I  could have happily eaten it from a large bucket with a spade. Thankfully I didn’t, as my second course is the rich and very generous beef medallions dish, with creamy garlic mushroom, green asparagus and fried quail egg. The medallions are wonderfully tender and the creamy garlic adds delicious depth to the meat.



 "Look at me, eating quail eggs in a castle. Am I a king?" I think, before my son reminds me who really wears the crown, as he orders my peasant self to wipe his nose. 


My partner grudgingly lets me try his 36-hour cooked pork belly, which might be the best I have tried - a juicy slice of meaty heaven, encased in crunchy, gooey crackling and served with sweet potato mash, parsnip puree, roast apple and kale.



Meanwhile, the children are briefly silenced by their tomato pasta and fish and chips - I sneak a sample, while my son is distracted by his reflection in a spoon, and it is a lovely, lightly beer-battered haddock.
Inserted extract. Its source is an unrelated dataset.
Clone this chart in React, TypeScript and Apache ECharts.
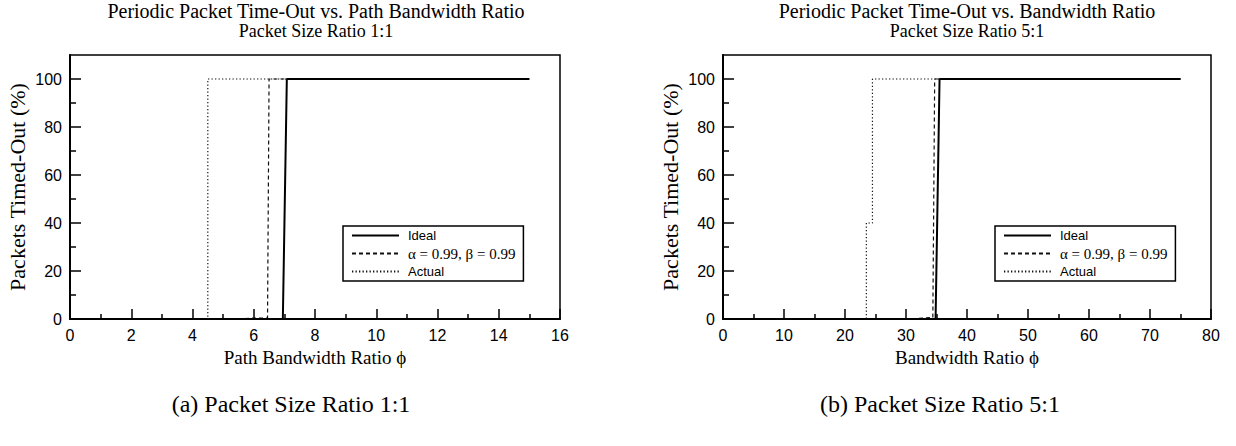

We eye up some of the beautifully presented desserts our fellow diners are diving into: Walnut and dark chocolate cremeux; chocolate fondant, cherry puree and black cherry ice cream or hot apple and berry pie, caramel sauce with apple ice cream.



But devastatingly, the only ones with space for desserts are the children, who devour their locally milked and produced, Ridgeway Ice Creams.


There are three dining areas in the castle; the relaxed, wood-panelled Library, the main Dining Room around the roaring fire and The Glassroom; our favourite spot, which we return to the following morning for breakfast. 



We are rewarded by morning views from that vast wall of glass - golden sun creeping up over pea-green hills, with sleepy sheep in the distance and extraordinary, painterly views, which stretch all the way to Birmingham’s skyline. 


The waitress is funny, jolly and brilliant with children - when our son insists on a questionable order of pancakes with sausages, she serves him just that, and it turns out it’s a winning combo for a three-year-old. 



My partner and I opt for the Full English, which is perfection - properly crisped, excellent quality rashers, chunky, crumbly black pudding, rich, orange yolks, tomato, mushrooms, toast and a kind-hearted consideration for the need to prevent bean juice from bothering other items, by serving it in tiny saucepans.


Meanwhile, our daughter’s highlight of the year is her pancakes, dusted in icing sugar and served with blueberries and pots of Nutella and berry compote. I can’t report on what this is like, because I am not allowed within a fork’s distance of it.



As we leave, we notice a sign on the wall, informing guests that the castle even has its own, friendly ghost. Luckily, nobody can fear a haunting from a spirit called Edna - I imagine her, clutching her blue-rinsed head beneath her arm, peering over purple, diamante specs, and shouting: “Boo, possums!”


And who can really blame her for wanting to loiter in this deliciously inviting castle for eternity?